Dataset extract:
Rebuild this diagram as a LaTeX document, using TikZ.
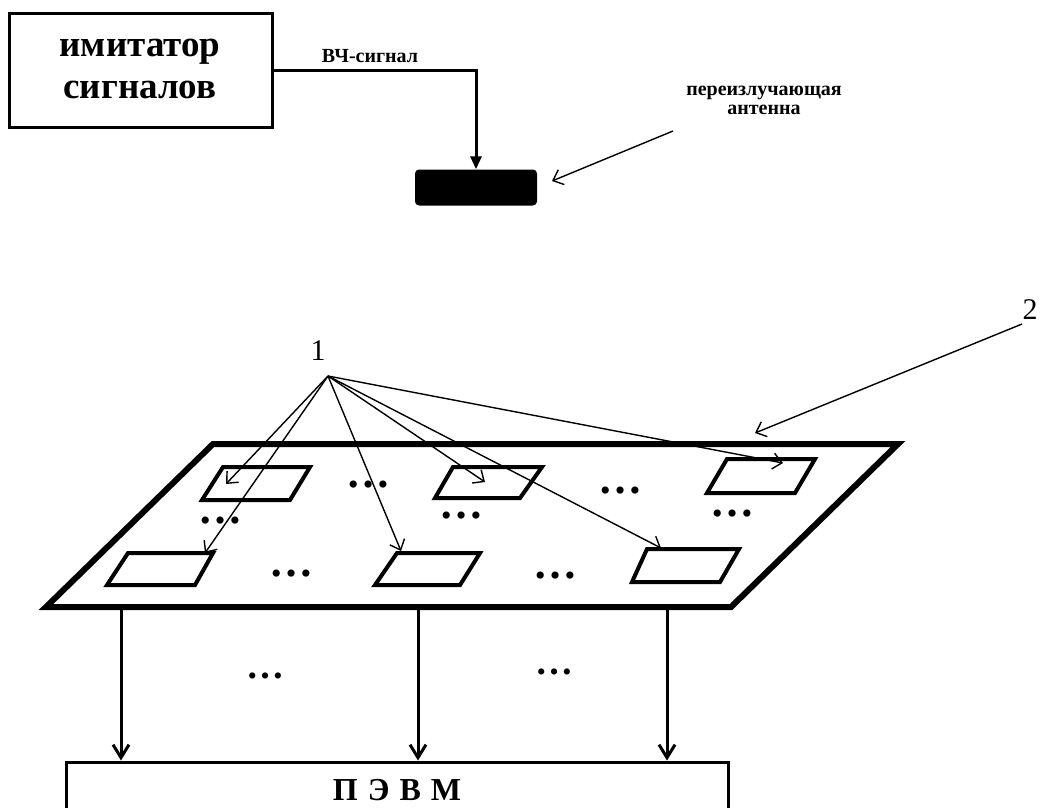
\documentclass[tikz,border=0pt]{standalone}
\usepackage{fontspec}
\setmainfont{Liberation Serif}
\usetikzlibrary{arrows.meta}
\begin{document}
\begin{tikzpicture}[x=1pt,y=-1pt,
  box/.style={draw,line width=3pt,inner sep=0pt},
  thinarrow/.style={line width=1.4pt,-{Straight Barb[length=9pt,width=16pt,line width=1.4pt]}},
  downarrow/.style={line width=3pt,-{Straight Barb[length=13pt,width=16pt,line width=3pt]}},
  feed/.style={line width=3pt,-{Triangle[length=13pt,width=11pt]}},
  plate/.style={line width=6pt,line join=miter},
  pad/.style={line width=4pt,line join=miter},
  dts/.style={font=\fontsize{44}{44}\selectfont\bfseries,inner sep=0pt},
  lbl/.style={font=\fontsize{20}{19}\selectfont\bfseries,inner sep=0pt,align=center},
  num/.style={font=\fontsize{30}{30}\selectfont,inner sep=0pt}]
\useasboundingbox (0,0) rectangle (1040,807);
% simulator
\node[box,minimum width=263pt,minimum height=114pt] (imit) at (140.5,70) {};
\node[align=center,inner sep=0pt,font=\fontsize{37}{42}\selectfont\bfseries] (imittxt) at (140,69) {имитатор\\сигналов};
\node[fill,rounded corners=4pt,minimum width=122pt,minimum height=36pt,inner sep=0pt] (ant) at (476,187.5) {};
\draw[feed] (imit.east) -| (ant.north);
\node[lbl] (hf) at (370,56) {ВЧ-сигнал};
\node[lbl] (antlbl) at (764,100) {переизлучающая\\антенна};
\coordinate (antfrom) at (673,131);
\coordinate (antto) at (552,181);
\draw[thinarrow] (antfrom) -- (antto);
% plate
\coordinate (p1) at (213,444);
\coordinate (p2) at (898,444);
\coordinate (p3) at (731,607);
\coordinate (p4) at (46,607);
\draw[plate] (p1) -- (p2) -- (p3) -- (p4) -- cycle;
% pads
\draw[pad] (223,467) -- (310,467) -- (290,500) -- (202,500) -- cycle;
\draw[pad] (453,467) -- (542,467) -- (520,498) -- (435,498) -- cycle;
\draw[pad] (727,459) -- (815,459) -- (795,493) -- (707,493) -- cycle;
\draw[pad] (128,553) -- (213,553) -- (195,585) -- (107,585) -- cycle;
\draw[pad] (397,553) -- (480,553) -- (460,585) -- (375,585) -- cycle;
\draw[pad] (647,549) -- (739,549) -- (720,582) -- (632,582) -- cycle;
% dots on plate
\node[dts] (d1) at (368,485) {…};
\node[dts] (d2) at (620,491) {…};
\node[dts] (d3) at (220,521) {…};
\node[dts] (d4) at (461,516) {…};
\node[dts] (d5) at (732,514) {…};
\node[dts] (d6) at (291,574) {…};
\node[dts] (d7) at (555,576) {…};
% label 1 and arrows
\node[num] (one) at (318,351) {1};
\coordinate (src) at (328,376);
\coordinate (tA) at (226,484);
\coordinate (tD) at (205,553);
\coordinate (tE) at (401,551);
\coordinate (tB) at (485,482);
\coordinate (tF) at (661,548);
\coordinate (tC) at (783,463);
\foreach \t in {tA,tD,tE,tB,tF,tC} \draw[thinarrow] (src) -- (\t);
% label 2
\node[num] (two) at (1030,310) {2};
\coordinate (twofrom) at (1022,324);
\coordinate (twoto) at (755,433);
\draw[thinarrow] (twofrom) -- (twoto);
% computer
\node[box,minimum width=662pt,minimum height=90pt] (pc) at (397,807) {};
\node[font=\fontsize{32}{32}\selectfont\bfseries,inner sep=0pt] (pclbl) at (397,790) {П\hspace{10pt}Э\hspace{10pt}В\hspace{10pt}М};
\coordinate (o1) at (121,607);
\coordinate (o2) at (418,607);
\coordinate (o3) at (667,607);
\draw[downarrow] (o1) -- (o1 |- pc.north);
\draw[downarrow] (o2) -- (o2 |- pc.north);
\draw[downarrow] (o3) -- (o3 |- pc.north);
\node[dts,font=\fontsize{38}{38}\selectfont\bfseries] (d8) at (265,676) {…};
\node[dts,font=\fontsize{38}{38}\selectfont\bfseries] (d9) at (554,672) {…};
\end{tikzpicture}
\end{document}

Goal of the exercise:
Quote in full the listing given above; the images are to be left out.

Answer for this exercise:
Rebuild this diagram as a LaTeX document, using TikZ.
\documentclass[tikz,border=0pt]{standalone}
\usepackage{fontspec}
\setmainfont{Liberation Serif}
\usetikzlibrary{arrows.meta}
\begin{document}
\begin{tikzpicture}[x=1pt,y=-1pt,
  box/.style={draw,line width=3pt,inner sep=0pt},
  thinarrow/.style={line width=1.4pt,-{Straight Barb[length=9pt,width=16pt,line width=1.4pt]}},
  downarrow/.style={line width=3pt,-{Straight Barb[length=13pt,width=16pt,line width=3pt]}},
  feed/.style={line width=3pt,-{Triangle[length=13pt,width=11pt]}},
  plate/.style={line width=6pt,line join=miter},
  pad/.style={line width=4pt,line join=miter},
  dts/.style={font=\fontsize{44}{44}\selectfont\bfseries,inner sep=0pt},
  lbl/.style={font=\fontsize{20}{19}\selectfont\bfseries,inner sep=0pt,align=center},
  num/.style={font=\fontsize{30}{30}\selectfont,inner sep=0pt}]
\useasboundingbox (0,0) rectangle (1040,807);
% simulator
\node[box,minimum width=263pt,minimum height=114pt] (imit) at (140.5,70) {};
\node[align=center,inner sep=0pt,font=\fontsize{37}{42}\selectfont\bfseries] (imittxt) at (140,69) {имитатор\\сигналов};
\node[fill,rounded corners=4pt,minimum width=122pt,minimum height=36pt,inner sep=0pt] (ant) at (476,187.5) {};
\draw[feed] (imit.east) -| (ant.north);
\node[lbl] (hf) at (370,56) {ВЧ-сигнал};
\node[lbl] (antlbl) at (764,100) {переизлучающая\\антенна};
\coordinate (antfrom) at (673,131);
\coordinate (antto) at (552,181);
\draw[thinarrow] (antfrom) -- (antto);
% plate
\coordinate (p1) at (213,444);
\coordinate (p2) at (898,444);
\coordinate (p3) at (731,607);
\coordinate (p4) at (46,607);
\draw[plate] (p1) -- (p2) -- (p3) -- (p4) -- cycle;
% pads
\draw[pad] (223,467) -- (310,467) -- (290,500) -- (202,500) -- cycle;
\draw[pad] (453,467) -- (542,467) -- (520,498) -- (435,498) -- cycle;
\draw[pad] (727,459) -- (815,459) -- (795,493) -- (707,493) -- cycle;
\draw[pad] (128,553) -- (213,553) -- (195,585) -- (107,585) -- cycle;
\draw[pad] (397,553) -- (480,553) -- (460,585) -- (375,585) -- cycle;
\draw[pad] (647,549) -- (739,549) -- (720,582) -- (632,582) -- cycle;
% dots on plate
\node[dts] (d1) at (368,485) {…};
\node[dts] (d2) at (620,491) {…};
\node[dts] (d3) at (220,521) {…};
\node[dts] (d4) at (461,516) {…};
\node[dts] (d5) at (732,514) {…};
\node[dts] (d6) at (291,574) {…};
\node[dts] (d7) at (555,576) {…};
% label 1 and arrows
\node[num] (one) at (318,351) {1};
\coordinate (src) at (328,376);
\coordinate (tA) at (226,484);
\coordinate (tD) at (205,553);
\coordinate (tE) at (401,551);
\coordinate (tB) at (485,482);
\coordinate (tF) at (661,548);
\coordinate (tC) at (783,463);
\foreach \t in {tA,tD,tE,tB,tF,tC} \draw[thinarrow] (src) -- (\t);
% label 2
\node[num] (two) at (1030,310) {2};
\coordinate (twofrom) at (1022,324);
\coordinate (twoto) at (755,433);
\draw[thinarrow] (twofrom) -- (twoto);
% computer
\node[box,minimum width=662pt,minimum height=90pt] (pc) at (397,807) {};
\node[font=\fontsize{32}{32}\selectfont\bfseries,inner sep=0pt] (pclbl) at (397,790) {П\hspace{10pt}Э\hspace{10pt}В\hspace{10pt}М};
\coordinate (o1) at (121,607);
\coordinate (o2) at (418,607);
\coordinate (o3) at (667,607);
\draw[downarrow] (o1) -- (o1 |- pc.north);
\draw[downarrow] (o2) -- (o2 |- pc.north);
\draw[downarrow] (o3) -- (o3 |- pc.north);
\node[dts,font=\fontsize{38}{38}\selectfont\bfseries] (d8) at (265,676) {…};
\node[dts,font=\fontsize{38}{38}\selectfont\bfseries] (d9) at (554,672) {…};
\end{tikzpicture}
\end{document}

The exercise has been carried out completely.